%%

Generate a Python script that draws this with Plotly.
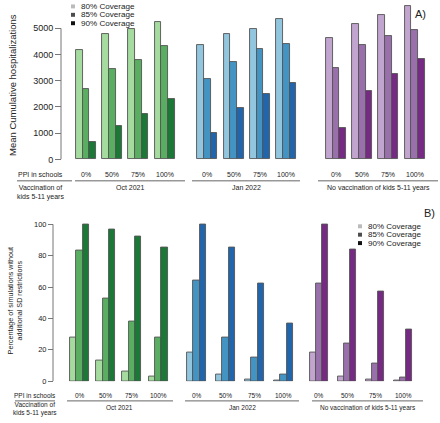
import plotly.graph_objects as go

# ---------------- data ----------------
schemes = ["Oct 2021", "Jan 2022", "No vaccination of kids 5-11 years"]
ppi_levels = ["0%", "50%", "75%", "100%"]
coverage = ["80% Coverage", "85% Coverage", "90% Coverage"]

hosp_oct_80 = [4160, 4770, 4990, 5240]
hosp_oct_85 = [2690, 3430, 3790, 4310]
hosp_oct_90 = [670, 1290, 1730, 2320]
hosp_jan_80 = [4350, 4770, 4970, 5340]
hosp_jan_85 = [3050, 3720, 4230, 4410]
hosp_jan_90 = [990, 1960, 2500, 2910]
hosp_novax_80 = [4640, 5150, 5500, 5870]
hosp_novax_85 = [3470, 4370, 4690, 4950]
hosp_novax_90 = [1180, 2610, 3250, 3820]

pct_oct_80 = [28, 13, 6, 3]
pct_oct_85 = [83, 53, 38, 28]
pct_oct_90 = [100, 97, 92, 85]
pct_jan_80 = [18, 4, 1, 0.3]
pct_jan_85 = [64, 28, 15, 4]
pct_jan_90 = [100, 85, 62, 37]
pct_novax_80 = [18, 3, 1, 0.4]
pct_novax_85 = [62, 24, 11, 2]
pct_novax_90 = [100, 84, 57, 33]

hosp_ticks = [0, 1000, 2000, 3000, 4000, 5000]
pct_ticks = [0, 20, 40, 60, 80, 100]

hosp = [[hosp_oct_80, hosp_oct_85, hosp_oct_90],
        [hosp_jan_80, hosp_jan_85, hosp_jan_90],
        [hosp_novax_80, hosp_novax_85, hosp_novax_90]]
pct = [[pct_oct_80, pct_oct_85, pct_oct_90],
       [pct_jan_80, pct_jan_85, pct_jan_90],
       [pct_novax_80, pct_novax_85, pct_novax_90]]

# ---------------- style / layout ----------------
W, H = 440, 423
colors = [["#a6dba0", "#5aae61", "#1b7837"],
          ["#92c5de", "#4393c3", "#2166ac"],
          ["#c2a5cf", "#9970ab", "#762a83"]]
FONT = "Arial, 'Liberation Sans', Helvetica, sans-serif"
TXT = "#222222"

def px(x):
    return x / W

def py(y):
    return 1 - y / H

# panel geometry (pixel units)
A = dict(starts=[86, 207.3, 336], steps=[26.2, 26.3, 26.2], barw=6.67,
         y0=161.3, ytop=0, scale=26.53 / 1000, axis_x=61)
B = dict(starts=[79.5, 196.5, 319.0], steps=[26.2, 29.0, 28.0], barw=6.3,
         y0=385.7, ytop=210, scale=158.7 / 100, axis_x=53)

fig = go.Figure()

def add_bars(panel, data, xa, ya):
    for s in range(3):
        for c in range(3):
            xs = [panel["starts"][s] + p * panel["steps"][s] + (c - 1) * panel["barw"]
                  for p in range(len(ppi_levels))]
            fig.add_trace(go.Bar(
                x=xs, y=data[s][c], width=panel["barw"],
                marker=dict(color=colors[s][c], line=dict(color="#555555", width=0.9)),
                xaxis=xa, yaxis=ya, showlegend=False, name=coverage[c],
                hovertext=[f"{schemes[s]}, PPI {p}" for p in ppi_levels]))

add_bars(A, hosp, "x", "y")
add_bars(B, pct, "x2", "y2")

rangeA = (A["y0"] - A["ytop"]) / A["scale"]
rangeB = (B["y0"] - B["ytop"]) / B["scale"]

fig.update_layout(
    width=W, height=H, margin=dict(l=0, r=0, t=0, b=0),
    paper_bgcolor="white", plot_bgcolor="white", bargap=0,
    font=dict(family=FONT, color=TXT),
    xaxis=dict(domain=[0, 1], range=[0, W], visible=False, anchor="y", fixedrange=True),
    yaxis=dict(domain=[py(A["y0"]), py(A["ytop"])], range=[0, rangeA],
               anchor="free", position=px(A["axis_x"]),
               tickvals=hosp_ticks, ticks="outside", ticklen=6, tickcolor="#777777",
               tickfont=dict(size=9, color=TXT), showgrid=False, zeroline=False,
               showline=False, fixedrange=True),
    xaxis2=dict(domain=[0, 1], range=[0, W], visible=False, anchor="y2", fixedrange=True),
    yaxis2=dict(domain=[py(B["y0"]), py(B["ytop"])], range=[0, rangeB],
                anchor="free", position=px(B["axis_x"]),
                tickvals=pct_ticks, ticks="outside", ticklen=5, tickcolor="#777777",
                tickfont=dict(size=7.5, color=TXT), showgrid=False, zeroline=False,
                showline=False, fixedrange=True),
)

shapes = []
# axis lines only spanning the tick range (R style)
shapes.append(dict(type="line", xref="paper", yref="y", x0=px(A["axis_x"]), x1=px(A["axis_x"]),
                   y0=0, y1=hosp_ticks[-1], line=dict(color="#777777", width=1)))
shapes.append(dict(type="line", xref="paper", yref="y2", x0=px(B["axis_x"]), x1=px(B["axis_x"]),
                   y0=0, y1=pct_ticks[-1], line=dict(color="#777777", width=1)))

annotations = []

def text(x, y, s, size, xanchor="center", yanchor="middle", textangle=0):
    annotations.append(dict(x=px(x), y=py(y), xref="paper", yref="paper", text=s,
                            showarrow=False, xanchor=xanchor, yanchor=yanchor,
                            textangle=textangle, borderpad=0,
                            font=dict(size=size, color=TXT, family=FONT)))

def hline(x0, x1, y):
    shapes.append(dict(type="line", xref="paper", yref="paper", x0=px(x0), x1=px(x1),
                       y0=py(y), y1=py(y), line=dict(color="#666666", width=1)))

# y titles
text(13, 86, "Mean Cumulative hospitalizations", 9.5, textangle=-90)
text(15, 305, "Percentage of simulations without<br>additional SD restrictions", 7.2, textangle=-90)

# panel labels
text(420, 14, "A)", 11)
text(429, 216, "B)", 11)

# legends
legend_gray = ["#bbbbbb", "#4d4d4d", "#111111"]
def legend(x, ys, size):
    for i, y in enumerate(ys):
        shapes.append(dict(type="rect", xref="paper", yref="paper",
                           x0=px(x - 2), x1=px(x + 2), y0=py(y + 2), y1=py(y - 2),
                           fillcolor=legend_gray[i], line=dict(width=0)))
        text(x + 7, y, coverage[i], size, xanchor="left")

legend(73, [6.5, 15, 23.5], 8.1)
legend(360, [229, 237.5, 246], 8.0)

# category labels beneath panels
def cat_labels(panel, left_x, y_ppi, y_line, y_vac, size, left_line, group_lines):
    text(left_x, y_ppi, "PPI in schools", size)
    hline(left_line[0], left_line[1], y_line)
    text(left_x, y_vac, "Vaccination of<br>kids 5-11 years", size)
    for s in range(3):
        for p, lab in enumerate(ppi_levels):
            text(panel["starts"][s] + p * panel["steps"][s], y_ppi, lab, size)
        hline(group_lines[s][0], group_lines[s][1], y_line)
        text((group_lines[s][0] + group_lines[s][1]) / 2, y_line + 7, schemes[s], size)

cat_labels(A, 40, 177, 183, 194.5, 7, (17, 72), [(75, 185), (192, 300), (318, 438)])
cat_labels(B, 35, 400, 405.7, 414, 6.5, (15, 55), [(67, 173), (185, 299), (312, 423)])

fig.update_layout(shapes=shapes, annotations=annotations)
fig.write_html("out.html", config={"displayModeBar": False},
               post_script="document.body.style.margin='0';document.body.style.padding='0';"
                           "window.dispatchEvent(new Event('resize'));")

%%

Omit every picture while copying the listing above exactly.

— Correct output —
Generate a Python script that draws this with Plotly.
import plotly.graph_objects as go

# ---------------- data ----------------
schemes = ["Oct 2021", "Jan 2022", "No vaccination of kids 5-11 years"]
ppi_levels = ["0%", "50%", "75%", "100%"]
coverage = ["80% Coverage", "85% Coverage", "90% Coverage"]

hosp_oct_80 = [4160, 4770, 4990, 5240]
hosp_oct_85 = [2690, 3430, 3790, 4310]
hosp_oct_90 = [670, 1290, 1730, 2320]
hosp_jan_80 = [4350, 4770, 4970, 5340]
hosp_jan_85 = [3050, 3720, 4230, 4410]
hosp_jan_90 = [990, 1960, 2500, 2910]
hosp_novax_80 = [4640, 5150, 5500, 5870]
hosp_novax_85 = [3470, 4370, 4690, 4950]
hosp_novax_90 = [1180, 2610, 3250, 3820]

pct_oct_80 = [28, 13, 6, 3]
pct_oct_85 = [83, 53, 38, 28]
pct_oct_90 = [100, 97, 92, 85]
pct_jan_80 = [18, 4, 1, 0.3]
pct_jan_85 = [64, 28, 15, 4]
pct_jan_90 = [100, 85, 62, 37]
pct_novax_80 = [18, 3, 1, 0.4]
pct_novax_85 = [62, 24, 11, 2]
pct_novax_90 = [100, 84, 57, 33]

hosp_ticks = [0, 1000, 2000, 3000, 4000, 5000]
pct_ticks = [0, 20, 40, 60, 80, 100]

hosp = [[hosp_oct_80, hosp_oct_85, hosp_oct_90],
        [hosp_jan_80, hosp_jan_85, hosp_jan_90],
        [hosp_novax_80, hosp_novax_85, hosp_novax_90]]
pct = [[pct_oct_80, pct_oct_85, pct_oct_90],
       [pct_jan_80, pct_jan_85, pct_jan_90],
       [pct_novax_80, pct_novax_85, pct_novax_90]]

# ---------------- style / layout ----------------
W, H = 440, 423
colors = [["#a6dba0", "#5aae61", "#1b7837"],
          ["#92c5de", "#4393c3", "#2166ac"],
          ["#c2a5cf", "#9970ab", "#762a83"]]
FONT = "Arial, 'Liberation Sans', Helvetica, sans-serif"
TXT = "#222222"

def px(x):
    return x / W

def py(y):
    return 1 - y / H

# panel geometry (pixel units)
A = dict(starts=[86, 207.3, 336], steps=[26.2, 26.3, 26.2], barw=6.67,
         y0=161.3, ytop=0, scale=26.53 / 1000, axis_x=61)
B = dict(starts=[79.5, 196.5, 319.0], steps=[26.2, 29.0, 28.0], barw=6.3,
         y0=385.7, ytop=210, scale=158.7 / 100, axis_x=53)

fig = go.Figure()

def add_bars(panel, data, xa, ya):
    for s in range(3):
        for c in range(3):
            xs = [panel["starts"][s] + p * panel["steps"][s] + (c - 1) * panel["barw"]
                  for p in range(len(ppi_levels))]
            fig.add_trace(go.Bar(
                x=xs, y=data[s][c], width=panel["barw"],
                marker=dict(color=colors[s][c], line=dict(color="#555555", width=0.9)),
                xaxis=xa, yaxis=ya, showlegend=False, name=coverage[c],
                hovertext=[f"{schemes[s]}, PPI {p}" for p in ppi_levels]))

add_bars(A, hosp, "x", "y")
add_bars(B, pct, "x2", "y2")

rangeA = (A["y0"] - A["ytop"]) / A["scale"]
rangeB = (B["y0"] - B["ytop"]) / B["scale"]

fig.update_layout(
    width=W, height=H, margin=dict(l=0, r=0, t=0, b=0),
    paper_bgcolor="white", plot_bgcolor="white", bargap=0,
    font=dict(family=FONT, color=TXT),
    xaxis=dict(domain=[0, 1], range=[0, W], visible=False, anchor="y", fixedrange=True),
    yaxis=dict(domain=[py(A["y0"]), py(A["ytop"])], range=[0, rangeA],
               anchor="free", position=px(A["axis_x"]),
               tickvals=hosp_ticks, ticks="outside", ticklen=6, tickcolor="#777777",
               tickfont=dict(size=9, color=TXT), showgrid=False, zeroline=False,
               showline=False, fixedrange=True),
    xaxis2=dict(domain=[0, 1], range=[0, W], visible=False, anchor="y2", fixedrange=True),
    yaxis2=dict(domain=[py(B["y0"]), py(B["ytop"])], range=[0, rangeB],
                anchor="free", position=px(B["axis_x"]),
                tickvals=pct_ticks, ticks="outside", ticklen=5, tickcolor="#777777",
                tickfont=dict(size=7.5, color=TXT), showgrid=False, zeroline=False,
                showline=False, fixedrange=True),
)

shapes = []
# axis lines only spanning the tick range (R style)
shapes.append(dict(type="line", xref="paper", yref="y", x0=px(A["axis_x"]), x1=px(A["axis_x"]),
                   y0=0, y1=hosp_ticks[-1], line=dict(color="#777777", width=1)))
shapes.append(dict(type="line", xref="paper", yref="y2", x0=px(B["axis_x"]), x1=px(B["axis_x"]),
                   y0=0, y1=pct_ticks[-1], line=dict(color="#777777", width=1)))

annotations = []

def text(x, y, s, size, xanchor="center", yanchor="middle", textangle=0):
    annotations.append(dict(x=px(x), y=py(y), xref="paper", yref="paper", text=s,
                            showarrow=False, xanchor=xanchor, yanchor=yanchor,
                            textangle=textangle, borderpad=0,
                            font=dict(size=size, color=TXT, family=FONT)))

def hline(x0, x1, y):
    shapes.append(dict(type="line", xref="paper", yref="paper", x0=px(x0), x1=px(x1),
                       y0=py(y), y1=py(y), line=dict(color="#666666", width=1)))

# y titles
text(13, 86, "Mean Cumulative hospitalizations", 9.5, textangle=-90)
text(15, 305, "Percentage of simulations without<br>additional SD restrictions", 7.2, textangle=-90)

# panel labels
text(420, 14, "A)", 11)
text(429, 216, "B)", 11)

# legends
legend_gray = ["#bbbbbb", "#4d4d4d", "#111111"]
def legend(x, ys, size):
    for i, y in enumerate(ys):
        shapes.append(dict(type="rect", xref="paper", yref="paper",
                           x0=px(x - 2), x1=px(x + 2), y0=py(y + 2), y1=py(y - 2),
                           fillcolor=legend_gray[i], line=dict(width=0)))
        text(x + 7, y, coverage[i], size, xanchor="left")

legend(73, [6.5, 15, 23.5], 8.1)
legend(360, [229, 237.5, 246], 8.0)

# category labels beneath panels
def cat_labels(panel, left_x, y_ppi, y_line, y_vac, size, left_line, group_lines):
    text(left_x, y_ppi, "PPI in schools", size)
    hline(left_line[0], left_line[1], y_line)
    text(left_x, y_vac, "Vaccination of<br>kids 5-11 years", size)
    for s in range(3):
        for p, lab in enumerate(ppi_levels):
            text(panel["starts"][s] + p * panel["steps"][s], y_ppi, lab, size)
        hline(group_lines[s][0], group_lines[s][1], y_line)
        text((group_lines[s][0] + group_lines[s][1]) / 2, y_line + 7, schemes[s], size)

cat_labels(A, 40, 177, 183, 194.5, 7, (17, 72), [(75, 185), (192, 300), (318, 438)])
cat_labels(B, 35, 400, 405.7, 414, 6.5, (15, 55), [(67, 173), (185, 299), (312, 423)])

fig.update_layout(shapes=shapes, annotations=annotations)
fig.write_html("out.html", config={"displayModeBar": False},
               post_script="document.body.style.margin='0';document.body.style.padding='0';"
                           "window.dispatchEvent(new Event('resize'));")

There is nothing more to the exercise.